可能終究只是可能,無法個別表現出真實的全貌。
至於想像,在這裡也只比一個人的遊戲好一點。
這就是這本書最令我感同身受的地方:
我們經常沉溺在這種一個人的遊戲裡,想像著世界的風景與他人的心境,
結果,在想像中,每一個人都變成部分自我的延伸。這是作者所謂自我的膨脹。
既然這個世界裡只有自我,那麼栩栩的故事對於作者而言,
就必然帶著一種「明知不可得」的哀愁感
(因為作者希望栩栩能夠「如真」,所以她註定要變成真正的他人,而非自我,
而他人在文字工場的想像模式裡是自我無法掌控的)。
明白了這一點,害得我在看最後兩章的時候也淚流不止。
我對自己說:「這註定會是另一個遺憾啊!」
我為我們的濫情與閉塞感到難過。
所以這本書只是一個起點。
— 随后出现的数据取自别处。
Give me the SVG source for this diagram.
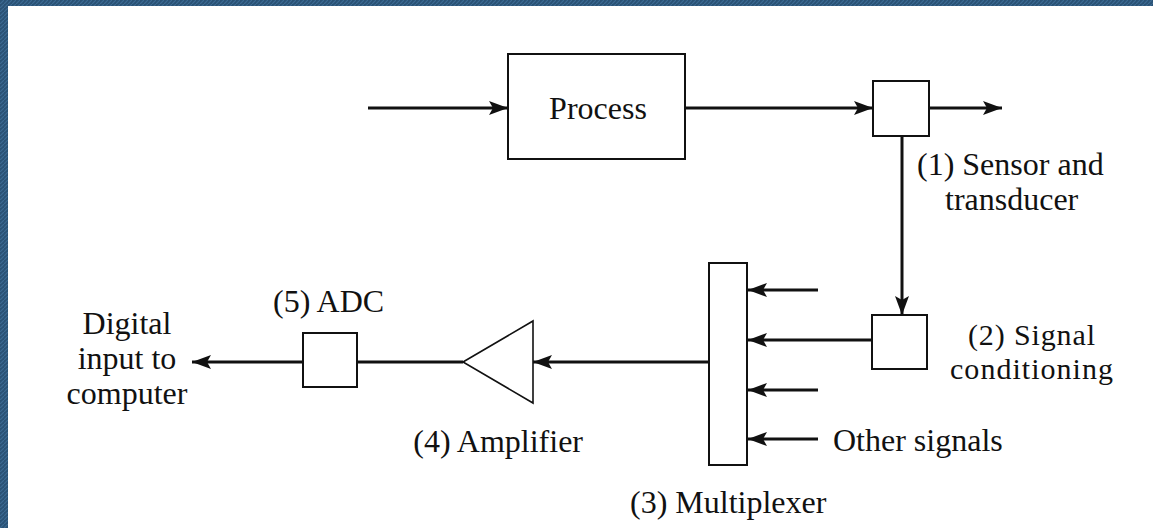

作者化身為「獨裁者」,在序文裡提醒我們,
在接下來的作品裡,我們要期望「自我的崩解,和對他人的回應。」
可能世界依然會是思想的軸心,
但我們不會繼續在自我的世界裡打轉,而要從他人身上尋找更多可能性,
拼湊出多元的歷史,可能的歷史,甚至是未來史的面貌。
作者創造的栩栩,雖然沒辦法真正彌補他的缺憾(因為那只能實現於另一個可能世界),
但也讓他認清自我世界的封閉本質,因而把焦點轉向他人的心態上,
這未嘗不是一個正面的轉變。
最後,關於栩栩的故事,我還想多說一點。
有人說栩栩的結局可以接回第一章,重新再來。
這樣接起來,似乎合理,或許作者本人也有這樣的想法,但這樣想令我感到不舒服。
難道栩栩最後是自願重新經歷一次自己的苦戀、重新受到作者的擺佈嗎?
故事的結局不就是人物的完成與極致嗎?
如果還要重來,那麼就作者在第一章的說法,栩栩這個人物只會越來越不真實。
我寧可相信,栩栩會自己創造一個新的可能,一個連作者也不知道的可能。
這又是身為讀者的我所參與的另一個可能世界了。
2015.09.14回顧:
這篇用我認為中肯的方式分析了這本書,當然也少了些感情。不過,在激情過後的冷靜分析,才能讓一件事產生比較具體的意義。